Picture her staring beyond the horizon. She lives her days alone – with no one to call as her friend. Most times, she feels displaced wherever she goes. To make matters worse, everything she does fails. But there’s a silver lining on her cloudy horizon: her boyfriend. She dotes on him. And he’s her lone source of happiness. Now tell me, isn’t she pathetic?
That’s the girl in Paul Williams and Roger Nichols’ 1973 song, “I Won’t Last a Day Without You”. But with a melancholic melody, the words suddenly turn romantic. People gush hearing Karen Carpenter sing it. After all, there’s romance and poetry in loneliness, isn’t there? Now fast forward to 2011. Sarah Geronimo plays DJ Heidee dispensing advice for a radio show’s Heartbreak Hotline. When her spirited spiels catch the attention of the public, Heidee aka George becomes an overnight sensation. One day, she receives a call from a heartbroken Melissa (Megan Young) seeking Heidee’s advice about Andrew Escalon (Gerald Anderson), Melissa's boyfriend, who has wandering eyes. After Melissa’s rants, Heidee lambasts Andrew on air and prods Melissa to drop her wayward beau. She did.

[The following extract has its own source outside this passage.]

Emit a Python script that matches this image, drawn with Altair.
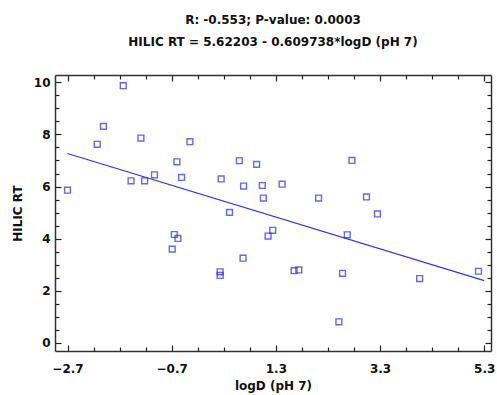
import altair as alt
import pandas as pd
import numpy as np

# data
logD = [-2.70, -2.13, -2.01, -1.63, -1.48, -1.29, -1.22, -1.03, -0.60, -0.51,
        -0.35, 0.25, 0.41, 0.60, 0.68, 0.93, 1.04, 1.06, 1.42, 2.12,
        2.76, 3.04, 3.25, -0.65, -0.58, -0.69, 0.67, 0.23, 0.23, 1.15,
        1.24, 2.67, 1.65, 1.74, 2.58, 4.06, 5.19, 2.51]
hilic_rt = [5.86, 7.62, 8.31, 9.87, 6.22, 7.86, 6.22, 6.45, 6.95, 6.35,
            7.72, 6.29, 5.01, 6.99, 6.02, 6.85, 6.04, 5.56, 6.09, 5.56,
            7.00, 5.60, 4.95, 4.16, 4.01, 3.60, 3.25, 2.73, 2.59, 4.10,
            4.32, 4.15, 2.77, 2.80, 2.67, 2.47, 2.75, 0.81]
intercept = 5.62203
slope = -0.609738
line_x = [-2.7, 5.3]

x_major = [-2.7, -0.7, 1.3, 3.3, 5.3]
x_minor = [-2.2, -1.7, -1.2, -0.2, 0.3, 0.8, 1.8, 2.3, 2.8, 3.8, 4.3, 4.8]
y_major = [0, 2, 4, 6, 8, 10]
y_minor = [0.5 * i for i in range(21) if i % 4 != 0]

title_lines = ["R: -0.553; P-value: 0.0003",
               "HILIC RT = 5.62203 - 0.609738*logD (pH 7)"]

pts = pd.DataFrame({"x": logD, "y": hilic_rt})
ln = pd.DataFrame({"x": line_x})

FONT = "DejaVu Sans"
xs = alt.Scale(domain=[-2.94, 5.43], nice=False, zero=False)
ys = alt.Scale(domain=[-0.31, 10.28], nice=False, zero=False)


def xaxis(orient, values, size, labels=False, title=None, domain=False):
    kw = dict(orient=orient, values=values, tickSize=alt.ExprRef(f"-{size}"),
              tickColor="#222222", tickWidth=1.2, labels=labels, grid=False,
              domain=domain, domainColor="#333333", domainWidth=1.5)
    if labels:
        kw.update(labelFont=FONT, labelFontSize=12, labelFontWeight="bold",
                  labelColor="#111111", labelPadding=12 + size,
                  format=".1f")
    if title:
        kw.update(title=title, titleFont=FONT, titleFontSize=12,
                  titleFontWeight="bold", titleColor="#111111", titlePadding=6)
    else:
        kw.update(title=None)
    return alt.Axis(**kw)


def yaxis(orient, values, size, labels=False, title=None, domain=False):
    kw = dict(orient=orient, values=values, tickSize=alt.ExprRef(f"-{size}"),
              tickColor="#222222", tickWidth=1.2, labels=labels, grid=False,
              domain=domain, domainColor="#333333", domainWidth=1.5)
    if labels:
        kw.update(labelFont=FONT, labelFontSize=12, labelFontWeight="bold",
                  labelColor="#111111", labelPadding=5 + size, format="d")
    if title:
        kw.update(title=title, titleFont=FONT, titleFontSize=12,
                  titleFontWeight="bold", titleColor="#111111", titlePadding=9)
    else:
        kw.update(title=None)
    return alt.Axis(**kw)


points = alt.Chart(pts).mark_point(
    shape="square", filled=False, size=34, color="#2424ff", strokeWidth=1.4
).encode(
    x=alt.X("x:Q", scale=xs, axis=xaxis("bottom", x_major, 6, labels=True,
                                        title="logD (pH 7)", domain=True)),
    y=alt.Y("y:Q", scale=ys, axis=yaxis("left", y_major, 6, labels=True,
                                        title="HILIC RT", domain=True)),
)

fit = alt.Chart(ln).transform_calculate(
    y=f"{intercept} + ({slope}) * datum.x"
).mark_line(color="#3030ff", strokeWidth=1.2).encode(
    x=alt.X("x:Q", scale=xs, axis=xaxis("bottom", x_minor, 4)),
    y=alt.Y("y:Q", scale=ys, axis=yaxis("left", y_minor, 4)),
)

top_major = alt.Chart(pts).mark_point(opacity=0).encode(
    x=alt.X("x:Q", scale=xs, axis=xaxis("top", x_major, 6, domain=True)),
    y=alt.Y("y:Q", scale=ys, axis=yaxis("right", y_major, 6, domain=True)),
)

top_minor = alt.Chart(pts).mark_point(opacity=0).encode(
    x=alt.X("x:Q", scale=xs, axis=xaxis("top", x_minor, 4)),
    y=alt.Y("y:Q", scale=ys, axis=yaxis("right", y_minor, 4)),
)

chart = alt.layer(points, fit, top_major, top_minor).resolve_axis(
    x="independent", y="independent"
).properties(
    width=436, height=276,
    title=alt.TitleParams(title_lines, font=FONT, fontSize=12, fontWeight="bold",
                          color="#111111", anchor="middle", offset=25,
                          lineHeight=22),
    autosize=alt.AutoSizeParams(type="none"),
    padding={"left": 55, "top": 75, "right": 6, "bottom": 44},
).configure_view(stroke=None)

chart.save("out.html", embed_options={"renderer": "svg", "actions": False})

But Andrew stages a rebuttal that would: 1. Get Melissa back, 2. Summon a public apology, 3. Put Heidee in her rightful place. Heidee has to help Andrew get Melissa back – or he would lodge a complaint at the KBP to get her suspended. This throws the odd couple together, devising ways to woo Melissa back while Heidee “tutors” Andrew the ABC’s of romancing a girl: be attentive, be sensitive to her needs, bring stuff for her, take her to a romantic place, etc. But the unexpected happens, Melissa and Andrew fall for each other. Jeepers creepers! What to do?
Does Paul Williams and Roger Nichols’ “girl” even vaguely resemble the famous radio jock Heidee? Maybe… if you’re on lithium or carbamazepene. Otherwise, it’s a bit of a stretch. What I’m driving at is, when you’re titling movies, the title has to be relatable to the story, lest you shall be accused of having the brain of a hydra for connecting dots that were never there in the first place, right?
Sure, Andrew Escalon is stuff straight out of Harlequin novels. He’s good looking and edgy, and admits his mistakes. He seems successful, though someone who fails the nursing board twice couldn’t appropriately be called “smart”. But what kind of man needs a complete stranger to resolve his own predicament? Obviously, it’s someone who can’t pass his board exams on two occasions. LOL
Like most Star Cinema films, the ensemble of performers do well, painting a narrative palette rich with quirky characters who surround our protagonists. Joey de Leon, who plays Sarah’s dad (an aging rocker), I have to say, delights. The screen lights up whenever he’s in a scene.
There is some fun to be had in Heidee and Andrew’s bickerings. But with a hokey premise, director Raz de la Torre’s narrative hangs like an overbearing shadow. Sarah Geronimo and Gerald Anderson work well as a pair. They satisfy the requirements of a dramatic heroine and her romantic consort. But despite Geronimo’s beguiling giggles, we fail to see growth in her emotionality as an actress. Doesn’t heart break enveigle emotional heft? I’ve read another review that points to her “full control over a repertoire of emotions” – I ask what control and which emotions? Sarah tackles her character with dutiful demeanor, but it was merely perfunctory and desultory. Sure, she renders her character with “cuteness”, but cute isn’t a realist’s realm. In the real world, people would merely apologize instead of going the extra mile to do the legwork to court a girl for someone else. Why did she have to set up dinner for Andrew and Melissa again? That wasn't necessary. Wasn’t it enough that she went to Melissa’s house to try to convince the girl of her former beau’s intentions?
Gerald Anderson has fallen into a methodical system that conjures a character not quite dissimilar from his Powie in Jose Javier Reyes’ “Till My Heartaches End”. If Sarah steals hearts with her giggles, Gerald does so with his intermittent spurts of Visayan: "Hala!", "Grabe ka man gyud uy!", "Sexy ka man diay". Gerald has also learned to be comfortable with his on-screen emotions. He is consistent with characterization. Moreover, he has done away with excessive theatricality abundantly displayed in his teleserye “Budoy”. He is at once captivating and sympathetic. Anderson may just emerge as one of the best actors of his generation. Who would have thought?